▶ _What to produce_
Using the material below, print the line that contains "Emit a LaTeX", the line that contains "(t2) at (19,92)", and every line in between, exactly and nothing else.

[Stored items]
+ + +
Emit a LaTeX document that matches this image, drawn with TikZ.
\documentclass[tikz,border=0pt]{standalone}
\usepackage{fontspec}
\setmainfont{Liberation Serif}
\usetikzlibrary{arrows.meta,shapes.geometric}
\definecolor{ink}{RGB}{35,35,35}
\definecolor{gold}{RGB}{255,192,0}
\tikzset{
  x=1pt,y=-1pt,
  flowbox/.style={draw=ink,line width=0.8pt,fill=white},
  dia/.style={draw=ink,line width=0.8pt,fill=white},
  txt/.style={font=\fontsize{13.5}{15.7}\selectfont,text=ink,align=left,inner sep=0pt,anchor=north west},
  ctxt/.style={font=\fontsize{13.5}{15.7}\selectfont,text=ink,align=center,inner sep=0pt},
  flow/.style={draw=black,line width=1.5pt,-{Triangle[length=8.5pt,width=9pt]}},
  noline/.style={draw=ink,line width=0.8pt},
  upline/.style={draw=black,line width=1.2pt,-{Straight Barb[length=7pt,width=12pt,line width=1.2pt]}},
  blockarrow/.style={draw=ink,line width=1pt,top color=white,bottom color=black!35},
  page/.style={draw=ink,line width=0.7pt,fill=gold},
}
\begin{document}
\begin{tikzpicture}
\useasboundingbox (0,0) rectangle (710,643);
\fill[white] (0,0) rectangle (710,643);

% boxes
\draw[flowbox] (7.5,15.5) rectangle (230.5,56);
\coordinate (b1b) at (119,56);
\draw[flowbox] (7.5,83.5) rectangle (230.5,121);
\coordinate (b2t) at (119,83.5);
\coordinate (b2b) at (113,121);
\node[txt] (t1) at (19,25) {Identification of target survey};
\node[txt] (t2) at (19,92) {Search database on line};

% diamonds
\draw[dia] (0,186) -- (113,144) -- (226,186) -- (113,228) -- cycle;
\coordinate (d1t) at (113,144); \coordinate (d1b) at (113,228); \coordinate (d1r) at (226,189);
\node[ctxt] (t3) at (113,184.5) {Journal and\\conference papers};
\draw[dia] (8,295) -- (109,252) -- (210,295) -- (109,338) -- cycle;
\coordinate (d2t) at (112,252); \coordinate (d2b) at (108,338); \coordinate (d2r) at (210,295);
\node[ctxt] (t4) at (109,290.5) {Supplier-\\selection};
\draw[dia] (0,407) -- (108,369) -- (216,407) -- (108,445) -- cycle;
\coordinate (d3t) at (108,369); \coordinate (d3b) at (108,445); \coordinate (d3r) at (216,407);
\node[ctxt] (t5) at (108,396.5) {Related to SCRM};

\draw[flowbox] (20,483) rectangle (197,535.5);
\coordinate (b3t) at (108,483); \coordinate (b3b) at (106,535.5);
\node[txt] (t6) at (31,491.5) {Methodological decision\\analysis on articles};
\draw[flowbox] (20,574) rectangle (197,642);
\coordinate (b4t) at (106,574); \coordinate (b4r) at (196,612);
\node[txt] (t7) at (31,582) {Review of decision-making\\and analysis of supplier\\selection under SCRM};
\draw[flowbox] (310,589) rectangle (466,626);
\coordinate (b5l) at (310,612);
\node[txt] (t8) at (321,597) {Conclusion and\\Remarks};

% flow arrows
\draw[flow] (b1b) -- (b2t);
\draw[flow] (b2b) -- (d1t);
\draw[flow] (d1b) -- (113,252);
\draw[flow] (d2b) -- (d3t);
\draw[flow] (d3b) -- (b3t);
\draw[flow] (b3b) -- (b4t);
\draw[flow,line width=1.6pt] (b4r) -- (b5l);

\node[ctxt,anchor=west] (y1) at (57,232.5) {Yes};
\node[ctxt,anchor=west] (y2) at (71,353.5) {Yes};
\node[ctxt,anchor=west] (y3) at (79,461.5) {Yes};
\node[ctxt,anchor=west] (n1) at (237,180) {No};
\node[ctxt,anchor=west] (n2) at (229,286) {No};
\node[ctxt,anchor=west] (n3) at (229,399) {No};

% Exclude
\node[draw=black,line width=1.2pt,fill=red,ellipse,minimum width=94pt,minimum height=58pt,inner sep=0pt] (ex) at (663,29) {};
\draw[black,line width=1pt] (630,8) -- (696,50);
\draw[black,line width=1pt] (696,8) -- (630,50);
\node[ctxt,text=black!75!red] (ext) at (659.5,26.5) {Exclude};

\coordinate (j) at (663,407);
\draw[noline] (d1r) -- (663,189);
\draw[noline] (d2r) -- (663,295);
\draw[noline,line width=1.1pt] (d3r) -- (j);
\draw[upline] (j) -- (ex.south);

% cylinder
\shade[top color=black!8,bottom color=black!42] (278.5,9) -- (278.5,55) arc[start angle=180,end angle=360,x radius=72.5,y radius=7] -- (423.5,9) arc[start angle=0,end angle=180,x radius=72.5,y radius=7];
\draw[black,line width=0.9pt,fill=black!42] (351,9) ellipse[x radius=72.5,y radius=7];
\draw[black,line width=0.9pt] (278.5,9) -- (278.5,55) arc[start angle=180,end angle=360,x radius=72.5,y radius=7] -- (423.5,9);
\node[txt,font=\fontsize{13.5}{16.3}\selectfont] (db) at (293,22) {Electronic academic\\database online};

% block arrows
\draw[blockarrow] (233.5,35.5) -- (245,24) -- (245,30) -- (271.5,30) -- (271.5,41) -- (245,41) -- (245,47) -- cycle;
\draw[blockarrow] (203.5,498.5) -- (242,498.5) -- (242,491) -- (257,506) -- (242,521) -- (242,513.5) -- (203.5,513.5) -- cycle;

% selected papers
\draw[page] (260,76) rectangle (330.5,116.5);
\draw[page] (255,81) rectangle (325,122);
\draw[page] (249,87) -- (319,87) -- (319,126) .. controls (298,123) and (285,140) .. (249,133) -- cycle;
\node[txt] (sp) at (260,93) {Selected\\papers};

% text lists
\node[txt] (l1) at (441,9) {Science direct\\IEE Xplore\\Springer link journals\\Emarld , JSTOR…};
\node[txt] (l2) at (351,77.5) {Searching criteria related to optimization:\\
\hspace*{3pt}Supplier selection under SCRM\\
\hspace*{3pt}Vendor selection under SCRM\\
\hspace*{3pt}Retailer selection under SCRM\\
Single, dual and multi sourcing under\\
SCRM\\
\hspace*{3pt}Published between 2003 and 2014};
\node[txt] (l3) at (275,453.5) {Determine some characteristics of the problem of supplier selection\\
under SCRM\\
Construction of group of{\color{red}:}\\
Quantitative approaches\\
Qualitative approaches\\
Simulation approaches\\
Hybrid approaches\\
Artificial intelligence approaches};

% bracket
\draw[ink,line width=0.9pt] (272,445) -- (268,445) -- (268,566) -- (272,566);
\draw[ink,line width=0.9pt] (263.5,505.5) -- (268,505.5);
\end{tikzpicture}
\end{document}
+ + +
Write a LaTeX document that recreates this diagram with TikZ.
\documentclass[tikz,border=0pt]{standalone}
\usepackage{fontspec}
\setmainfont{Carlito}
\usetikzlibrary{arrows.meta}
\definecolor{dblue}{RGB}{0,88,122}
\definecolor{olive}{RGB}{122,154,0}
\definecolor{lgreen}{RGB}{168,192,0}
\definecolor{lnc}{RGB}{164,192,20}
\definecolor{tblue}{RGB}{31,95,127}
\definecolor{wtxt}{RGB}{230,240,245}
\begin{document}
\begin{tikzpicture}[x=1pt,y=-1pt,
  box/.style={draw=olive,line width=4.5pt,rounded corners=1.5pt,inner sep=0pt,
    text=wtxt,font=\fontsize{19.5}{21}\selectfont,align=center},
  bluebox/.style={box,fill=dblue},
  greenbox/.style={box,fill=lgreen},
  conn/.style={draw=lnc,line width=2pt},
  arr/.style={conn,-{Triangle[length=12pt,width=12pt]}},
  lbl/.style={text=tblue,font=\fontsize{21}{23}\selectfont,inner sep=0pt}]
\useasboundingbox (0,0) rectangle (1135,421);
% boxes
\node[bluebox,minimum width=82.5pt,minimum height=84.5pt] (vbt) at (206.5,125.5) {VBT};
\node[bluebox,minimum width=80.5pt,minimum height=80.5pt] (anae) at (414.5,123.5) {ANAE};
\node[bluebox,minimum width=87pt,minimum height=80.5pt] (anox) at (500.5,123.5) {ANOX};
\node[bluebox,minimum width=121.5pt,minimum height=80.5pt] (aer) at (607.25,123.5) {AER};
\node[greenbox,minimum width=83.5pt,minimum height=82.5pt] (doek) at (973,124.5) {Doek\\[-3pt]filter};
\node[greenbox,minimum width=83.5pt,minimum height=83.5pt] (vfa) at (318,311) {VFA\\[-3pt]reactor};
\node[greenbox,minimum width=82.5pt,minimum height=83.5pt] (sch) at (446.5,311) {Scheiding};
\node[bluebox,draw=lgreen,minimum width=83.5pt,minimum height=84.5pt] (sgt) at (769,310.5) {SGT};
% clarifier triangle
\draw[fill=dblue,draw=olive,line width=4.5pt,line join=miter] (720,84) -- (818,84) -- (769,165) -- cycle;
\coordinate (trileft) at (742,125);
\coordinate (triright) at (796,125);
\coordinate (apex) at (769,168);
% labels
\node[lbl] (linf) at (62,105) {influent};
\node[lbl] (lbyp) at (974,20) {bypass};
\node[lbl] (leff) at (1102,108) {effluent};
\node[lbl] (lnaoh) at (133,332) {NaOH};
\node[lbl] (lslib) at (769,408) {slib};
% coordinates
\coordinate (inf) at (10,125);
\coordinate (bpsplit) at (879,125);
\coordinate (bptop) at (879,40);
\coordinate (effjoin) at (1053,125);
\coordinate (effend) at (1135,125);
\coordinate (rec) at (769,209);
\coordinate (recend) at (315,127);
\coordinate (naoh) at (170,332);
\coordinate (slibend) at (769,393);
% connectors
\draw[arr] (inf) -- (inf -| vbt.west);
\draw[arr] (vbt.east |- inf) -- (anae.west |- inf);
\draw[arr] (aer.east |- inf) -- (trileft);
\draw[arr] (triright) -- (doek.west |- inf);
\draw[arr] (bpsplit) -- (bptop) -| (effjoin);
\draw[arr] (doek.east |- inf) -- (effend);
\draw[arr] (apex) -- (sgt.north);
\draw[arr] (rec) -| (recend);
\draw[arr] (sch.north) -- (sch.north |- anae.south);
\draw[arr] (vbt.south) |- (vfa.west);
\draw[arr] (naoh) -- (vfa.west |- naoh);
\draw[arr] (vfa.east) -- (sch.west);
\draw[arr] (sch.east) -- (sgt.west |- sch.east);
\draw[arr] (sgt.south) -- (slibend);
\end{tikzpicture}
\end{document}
+ + +
▶ _Answer to the problem_
Emit a LaTeX document that matches this image, drawn with TikZ.
\documentclass[tikz,border=0pt]{standalone}
\usepackage{fontspec}
\setmainfont{Liberation Serif}
\usetikzlibrary{arrows.meta,shapes.geometric}
\definecolor{ink}{RGB}{35,35,35}
\definecolor{gold}{RGB}{255,192,0}
\tikzset{
  x=1pt,y=-1pt,
  flowbox/.style={draw=ink,line width=0.8pt,fill=white},
  dia/.style={draw=ink,line width=0.8pt,fill=white},
  txt/.style={font=\fontsize{13.5}{15.7}\selectfont,text=ink,align=left,inner sep=0pt,anchor=north west},
  ctxt/.style={font=\fontsize{13.5}{15.7}\selectfont,text=ink,align=center,inner sep=0pt},
  flow/.style={draw=black,line width=1.5pt,-{Triangle[length=8.5pt,width=9pt]}},
  noline/.style={draw=ink,line width=0.8pt},
  upline/.style={draw=black,line width=1.2pt,-{Straight Barb[length=7pt,width=12pt,line width=1.2pt]}},
  blockarrow/.style={draw=ink,line width=1pt,top color=white,bottom color=black!35},
  page/.style={draw=ink,line width=0.7pt,fill=gold},
}
\begin{document}
\begin{tikzpicture}
\useasboundingbox (0,0) rectangle (710,643);
\fill[white] (0,0) rectangle (710,643);

% boxes
\draw[flowbox] (7.5,15.5) rectangle (230.5,56);
\coordinate (b1b) at (119,56);
\draw[flowbox] (7.5,83.5) rectangle (230.5,121);
\coordinate (b2t) at (119,83.5);
\coordinate (b2b) at (113,121);
\node[txt] (t1) at (19,25) {Identification of target survey};
\node[txt] (t2) at (19,92) {Search database on line};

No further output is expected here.